Extract word for word the lines of the listing from its start to the line holding "const lineName = 'Participación", both ends kept; pictures are not part of the copy.

═════ Material provided

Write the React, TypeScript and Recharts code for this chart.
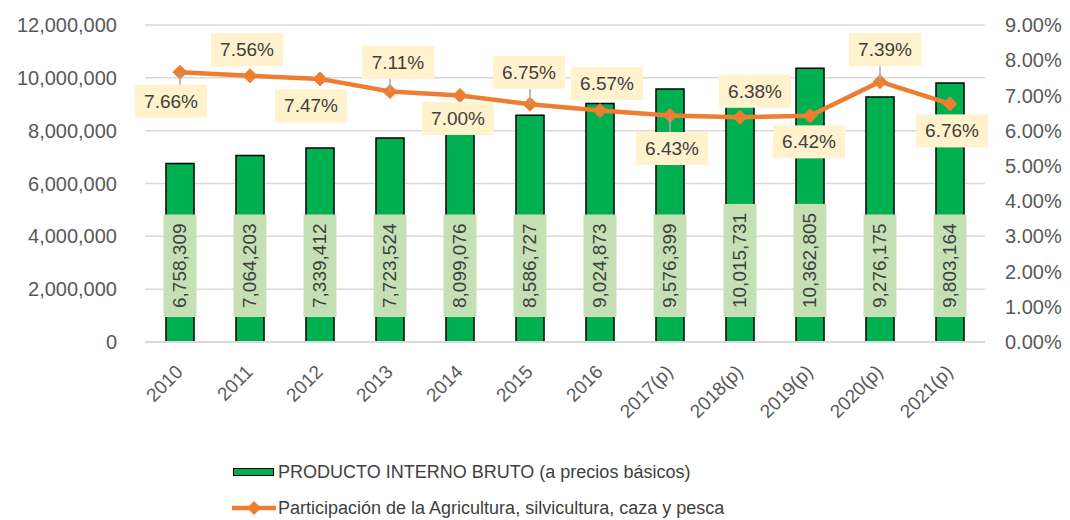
import React from 'react';
import { ComposedChart, Bar, Line, XAxis, YAxis, CartesianGrid, LabelList } from 'recharts';

const years = ['2010', '2011', '2012', '2013', '2014', '2015', '2016', '2017(p)', '2018(p)', '2019(p)', '2020(p)', '2021(p)'];
const pib = [6758309, 7064203, 7339412, 7723524, 8099076, 8586727, 9024873, 9576399, 10015731, 10362805, 9276175, 9803164];
const share = [7.66, 7.56, 7.47, 7.11, 7.0, 6.75, 6.57, 6.43, 6.38, 6.42, 7.39, 6.76];
const leftTicks = [0, 2000000, 4000000, 6000000, 8000000, 10000000, 12000000];
const rightTicks = [0, 1, 2, 3, 4, 5, 6, 7, 8, 9];

const barName = 'PRODUCTO INTERNO BRUTO (a precios básicos)';
const lineName = 'Participación de la Agricultura, silvicultura, caza y pesca';

// label placement (offset of label box centre from its point), leader-line flags
const lineLabelOffsets: [number, number][] = [
  [-9, 29], [-3, -26], [-9, 27], [8, -29], [-2, 23], [-1, -32],
  [7, -27], [2, 33], [15, -26], [-1, 26], [5, -32], [2, 27],
];
const leaderFlags = [true, false, false, true, false, true, false, true, false, false, true, false];

const data = years.map((y, i) => ({ year: y, pib: pib[i], share: share[i] }));

const FONT = "'Liberation Sans', Arial, sans-serif";
const TXT = '#404040';
const AX = '#595959';

const fmtNum = (v: number) => Number(v).toLocaleString('en-US');
const fmtPct = (v: number) => Number(v).toFixed(2) + '%';

const CatTick = (props: any) => {
  const { x, y, payload } = props;
  const tx = Number(x) + 4;
  const ty = Number(y) + 29;
  return (
    <text
      x={tx}
      y={ty}
      transform={`rotate(-45 ${tx} ${ty})`}
      textAnchor="end"
      fontSize={19}
      style={{ fontFamily: FONT }}
      fill={AX}
    >
      {payload.value}
    </text>
  );
};

const textLen = (s: string, fs: number) => {
  let w = 0;
  for (const c of s) {
    if (c === ',' || c === '.') w += 0.278;
    else if (c === '%') w += 0.889;
    else w += 0.556;
  }
  return w * fs;
};

const BarLabel = (props: any) => {
  const { x, y, width, height, value } = props;
  const s = fmtNum(value);
  const cx = Number(x) + Number(width) / 2;
  const base = Number(y) + Number(height);
  const bottom = base - 25;
  const h = textLen(s, 19) + 18;
  const cy = bottom - h / 2;
  return (
    <g>
      <rect x={cx - 16.5} y={bottom - h} width={33} height={h} fill="#C5E0B4" />
      <text
        x={cx}
        y={cy}
        transform={`rotate(-90 ${cx} ${cy})`}
        textAnchor="middle"
        dominantBaseline="central"
        fontSize={19}
        style={{ fontFamily: FONT }}
        fill={TXT}
      >
        {s}
      </text>
    </g>
  );
};

const LineLabel = (props: any) => {
  const { x, y, value, index } = props;
  const px = Number(x);
  const py = Number(y);
  const [dx, dy] = lineLabelOffsets[index] || [0, -25];
  const cx = px + dx;
  const cy = py + dy;
  const w = 72;
  const h = 33;
  let leader = null;
  if (leaderFlags[index]) {
    const ex = Math.max(cx - w / 2, Math.min(px, cx + w / 2));
    const ey = dy > 0 ? cy - h / 2 : cy + h / 2;
    leader = <line x1={px} y1={py} x2={ex} y2={ey} stroke="#A6A6A6" strokeWidth={1.5} />;
  }
  return (
    <g>
      {leader}
      <rect x={cx - w / 2} y={cy - h / 2} width={w} height={h} fill="#FFF2CC" />
      <text
        x={cx}
        y={cy}
        textAnchor="middle"
        dominantBaseline="central"
        fontSize={19}
        style={{ fontFamily: FONT }}
        fill={TXT}
      >
        {fmtPct(value)}
      </text>
    </g>
  );
};

const Diamond = (props: any) => {
  const { cx, cy, index } = props;
  if (cx == null || cy == null) return <g key={index} />;
  const r = 7;
  return (
    <polygon
      key={index}
      points={`${cx},${cy - r} ${cx + r},${cy} ${cx},${cy + r} ${cx - r},${cy}`}
      fill="#ED7D31"
      stroke="#ED7D31"
    />
  );
};

export default function App() {
  return (
    <div style={{ position: 'absolute', left: 0, top: 0, width: 1070, height: 520, fontFamily: FONT, background: '#fff' }}>
      <ComposedChart width={1070} height={520} data={data} margin={{ top: 25, right: 0, left: 0, bottom: 0 }} style={{ fontFamily: FONT }}>
        <CartesianGrid yAxisId="left" vertical={false} stroke="#D9D9D9" strokeWidth={1.5} />
        <XAxis
          dataKey="year"
          height={178}
          interval={0}
          tick={<CatTick />}
          tickLine={false}
          tickSize={0}
          axisLine={{ stroke: '#D9D9D9', strokeWidth: 2 }}
        />
        <YAxis
          yAxisId="left"
          width={145}
          domain={[0, 12000000]}
          ticks={leftTicks}
          tickFormatter={fmtNum}
          axisLine={false}
          tickLine={false}
          tickSize={0}
          tickMargin={28}
          tick={{ fill: AX, fontSize: 20, style: { fontFamily: FONT } }}
        />
        <YAxis
          yAxisId="right"
          orientation="right"
          width={85}
          domain={[0, 9]}
          ticks={rightTicks}
          tickFormatter={fmtPct}
          axisLine={false}
          tickLine={false}
          tickSize={0}
          tickMargin={20}
          tick={{ fill: AX, fontSize: 20, textAnchor: 'start', style: { fontFamily: FONT } }}
        />
        <Bar
          yAxisId="left"
          dataKey="pib"
          name={barName}
          fill="#00B050"
          stroke="#000"
          strokeWidth={1.5}
          barSize={28}
          isAnimationActive={false}
        >
          <LabelList dataKey="pib" content={<BarLabel />} />
        </Bar>
        <Line
          yAxisId="right"
          dataKey="share"
          name={lineName}
          stroke="#ED7D31"
          strokeWidth={4.5}
          dot={<Diamond />}
          activeDot={false}
          isAnimationActive={false}
        >
          <LabelList dataKey="share" content={<LineLabel />} />
        </Line>
      </ComposedChart>
      <div style={{ position: 'absolute', left: 233, top: 468, width: 41, height: 8, boxSizing: 'border-box', background: '#00B050', border: '1.5px solid #000' }} />
      <div style={{ position: 'absolute', left: 278, top: 460, fontSize: 18, lineHeight: '24px', color: TXT, whiteSpace: 'nowrap' }}>{barName}</div>
      <svg style={{ position: 'absolute', left: 231, top: 500 }} width={46} height={16}>
        <line x1={1} y1={8} x2={45} y2={8} stroke="#ED7D31" strokeWidth={4.5} />
        <polygon points="23,1 30,8 23,15 16,8" fill="#ED7D31" />
      </svg>
      <div style={{ position: 'absolute', left: 278, top: 496, fontSize: 18, lineHeight: '24px', color: TXT, whiteSpace: 'nowrap' }}>{lineName}</div>
    </div>
  );
}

══════════

*Final answer:*
Write the React, TypeScript and Recharts code for this chart.
import React from 'react';
import { ComposedChart, Bar, Line, XAxis, YAxis, CartesianGrid, LabelList } from 'recharts';

const years = ['2010', '2011', '2012', '2013', '2014', '2015', '2016', '2017(p)', '2018(p)', '2019(p)', '2020(p)', '2021(p)'];
const pib = [6758309, 7064203, 7339412, 7723524, 8099076, 8586727, 9024873, 9576399, 10015731, 10362805, 9276175, 9803164];
const share = [7.66, 7.56, 7.47, 7.11, 7.0, 6.75, 6.57, 6.43, 6.38, 6.42, 7.39, 6.76];
const leftTicks = [0, 2000000, 4000000, 6000000, 8000000, 10000000, 12000000];
const rightTicks = [0, 1, 2, 3, 4, 5, 6, 7, 8, 9];

const barName = 'PRODUCTO INTERNO BRUTO (a precios básicos)';
const lineName = 'Participación de la Agricultura, silvicultura, caza y pesca';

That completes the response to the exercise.